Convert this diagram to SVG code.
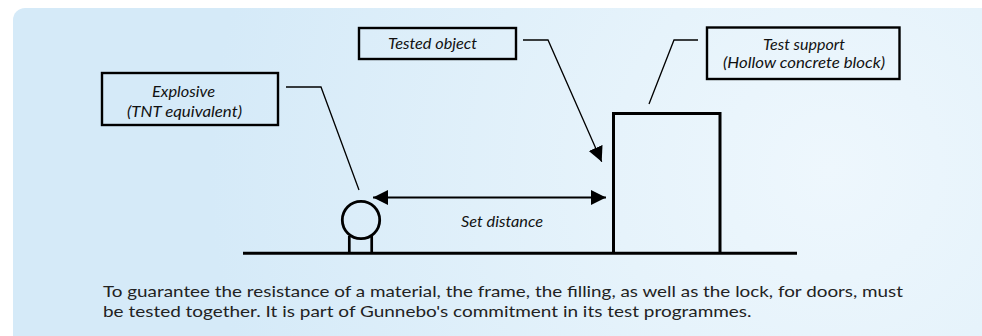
<svg xmlns="http://www.w3.org/2000/svg" width="982" height="336" viewBox="0 0 982 336">
  <defs>
    <radialGradient id="bg" gradientUnits="userSpaceOnUse" cx="830" cy="170" r="620">
      <stop offset="0" stop-color="#eef7fd"/>
      <stop offset="0.35" stop-color="#e6f3fb"/>
      <stop offset="1" stop-color="#d5eaf8"/>
    </radialGradient>
    <marker id="ah" markerUnits="userSpaceOnUse" markerWidth="16" markerHeight="16" viewBox="0 0 16 16" refX="15" refY="8" orient="auto-start-reverse">
      <path d="M0,0.5 L15,8 L0,15.5 Z" fill="#000"/>
    </marker>
  </defs>
  <style>
    .box { fill: none; stroke: #000; stroke-width: 2.4; }
    .lbl { font-family: Lato, "Noto Sans", sans-serif; font-style: italic; font-size: 15px; fill: #111; }
    .body { font-family: Lato, "Noto Sans", sans-serif; font-size: 16px; fill: #222; }
    .leader { fill: none; stroke: #000; stroke-width: 1.3; }
    .thick { fill: none; stroke: #000; stroke-width: 3; }
  </style>

  <rect x="13" y="8" width="1000" height="340" rx="12" ry="12" fill="url(#bg)"/>

  <g id="explosive-label">
    <rect class="box" x="102" y="73" width="176" height="52"/>
    <text class="lbl" x="152" y="96.7" textLength="63" lengthAdjust="spacingAndGlyphs">Explosive</text>
    <text class="lbl" x="127" y="116.7" textLength="115" lengthAdjust="spacingAndGlyphs">(TNT equivalent)</text>
  </g>

  <g id="tested-object-label">
    <rect class="box" x="359" y="28" width="157" height="31"/>
    <text class="lbl" x="388" y="49.3" textLength="89" lengthAdjust="spacingAndGlyphs">Tested object</text>
  </g>

  <g id="test-support-label">
    <rect class="box" x="707" y="27.5" width="192.5" height="51.5"/>
    <text class="lbl" x="763" y="49.5" textLength="82" lengthAdjust="spacingAndGlyphs">Test support</text>
    <text class="lbl" x="723" y="68.3" textLength="162" lengthAdjust="spacingAndGlyphs">(Hollow concrete block)</text>
  </g>

  <g id="ground">
    <line class="thick" x1="243" y1="253.3" x2="797" y2="253.3"/>
  </g>

  <g id="explosive">
    <circle cx="361" cy="220" r="18.7" fill="none" stroke="#000" stroke-width="2.8"/>
    <line x1="349.3" y1="236" x2="349.3" y2="253" stroke="#000" stroke-width="2.7"/>
    <line x1="371.7" y1="236" x2="371.7" y2="253" stroke="#000" stroke-width="2.7"/>
  </g>

  <g id="test-block">
    <path class="thick" d="M613.5,253 V113.5 H720 V253"/>
  </g>

  <g id="connectors">
    <polyline class="leader" points="286,87 321,87 359,190"/>
    <polyline class="leader" points="523,40 548,40 601.7,161.7" marker-end="url(#ah)"/>
    <polyline class="leader" points="698,40 674,40 649,104"/>
    <line x1="373" y1="197.5" x2="606" y2="197.5" stroke="#000" stroke-width="2" marker-start="url(#ah)" marker-end="url(#ah)"/>
  </g>

  <g id="set-distance-label">
    <text class="lbl" x="461" y="226.7" textLength="82" lengthAdjust="spacingAndGlyphs">Set distance</text>
  </g>

  <g id="caption">
    <text class="body" x="103" y="297" textLength="800" lengthAdjust="spacingAndGlyphs">To guarantee the resistance of a material, the frame, the filling, as well as the lock, for doors, must</text>
    <text class="body" x="103" y="316.5" textLength="648.5" lengthAdjust="spacingAndGlyphs">be tested together. It is part of Gunnebo's commitment in its test programmes.</text>
  </g>
</svg>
--------------------------------------------------
The problem: Without the pictures, write out all of the material exactly.

Exercise response:
Convert this diagram to SVG code.
<svg xmlns="http://www.w3.org/2000/svg" width="982" height="336" viewBox="0 0 982 336">
  <defs>
    <radialGradient id="bg" gradientUnits="userSpaceOnUse" cx="830" cy="170" r="620">
      <stop offset="0" stop-color="#eef7fd"/>
      <stop offset="0.35" stop-color="#e6f3fb"/>
      <stop offset="1" stop-color="#d5eaf8"/>
    </radialGradient>
    <marker id="ah" markerUnits="userSpaceOnUse" markerWidth="16" markerHeight="16" viewBox="0 0 16 16" refX="15" refY="8" orient="auto-start-reverse">
      <path d="M0,0.5 L15,8 L0,15.5 Z" fill="#000"/>
    </marker>
  </defs>
  <style>
    .box { fill: none; stroke: #000; stroke-width: 2.4; }
    .lbl { font-family: Lato, "Noto Sans", sans-serif; font-style: italic; font-size: 15px; fill: #111; }
    .body { font-family: Lato, "Noto Sans", sans-serif; font-size: 16px; fill: #222; }
    .leader { fill: none; stroke: #000; stroke-width: 1.3; }
    .thick { fill: none; stroke: #000; stroke-width: 3; }
  </style>

  <rect x="13" y="8" width="1000" height="340" rx="12" ry="12" fill="url(#bg)"/>

  <g id="explosive-label">
    <rect class="box" x="102" y="73" width="176" height="52"/>
    <text class="lbl" x="152" y="96.7" textLength="63" lengthAdjust="spacingAndGlyphs">Explosive</text>
    <text class="lbl" x="127" y="116.7" textLength="115" lengthAdjust="spacingAndGlyphs">(TNT equivalent)</text>
  </g>

  <g id="tested-object-label">
    <rect class="box" x="359" y="28" width="157" height="31"/>
    <text class="lbl" x="388" y="49.3" textLength="89" lengthAdjust="spacingAndGlyphs">Tested object</text>
  </g>

  <g id="test-support-label">
    <rect class="box" x="707" y="27.5" width="192.5" height="51.5"/>
    <text class="lbl" x="763" y="49.5" textLength="82" lengthAdjust="spacingAndGlyphs">Test support</text>
    <text class="lbl" x="723" y="68.3" textLength="162" lengthAdjust="spacingAndGlyphs">(Hollow concrete block)</text>
  </g>

  <g id="ground">
    <line class="thick" x1="243" y1="253.3" x2="797" y2="253.3"/>
  </g>

  <g id="explosive">
    <circle cx="361" cy="220" r="18.7" fill="none" stroke="#000" stroke-width="2.8"/>
    <line x1="349.3" y1="236" x2="349.3" y2="253" stroke="#000" stroke-width="2.7"/>
    <line x1="371.7" y1="236" x2="371.7" y2="253" stroke="#000" stroke-width="2.7"/>
  </g>

  <g id="test-block">
    <path class="thick" d="M613.5,253 V113.5 H720 V253"/>
  </g>

  <g id="connectors">
    <polyline class="leader" points="286,87 321,87 359,190"/>
    <polyline class="leader" points="523,40 548,40 601.7,161.7" marker-end="url(#ah)"/>
    <polyline class="leader" points="698,40 674,40 649,104"/>
    <line x1="373" y1="197.5" x2="606" y2="197.5" stroke="#000" stroke-width="2" marker-start="url(#ah)" marker-end="url(#ah)"/>
  </g>

  <g id="set-distance-label">
    <text class="lbl" x="461" y="226.7" textLength="82" lengthAdjust="spacingAndGlyphs">Set distance</text>
  </g>

  <g id="caption">
    <text class="body" x="103" y="297" textLength="800" lengthAdjust="spacingAndGlyphs">To guarantee the resistance of a material, the frame, the filling, as well as the lock, for doors, must</text>
    <text class="body" x="103" y="316.5" textLength="648.5" lengthAdjust="spacingAndGlyphs">be tested together. It is part of Gunnebo's commitment in its test programmes.</text>
  </g>
</svg>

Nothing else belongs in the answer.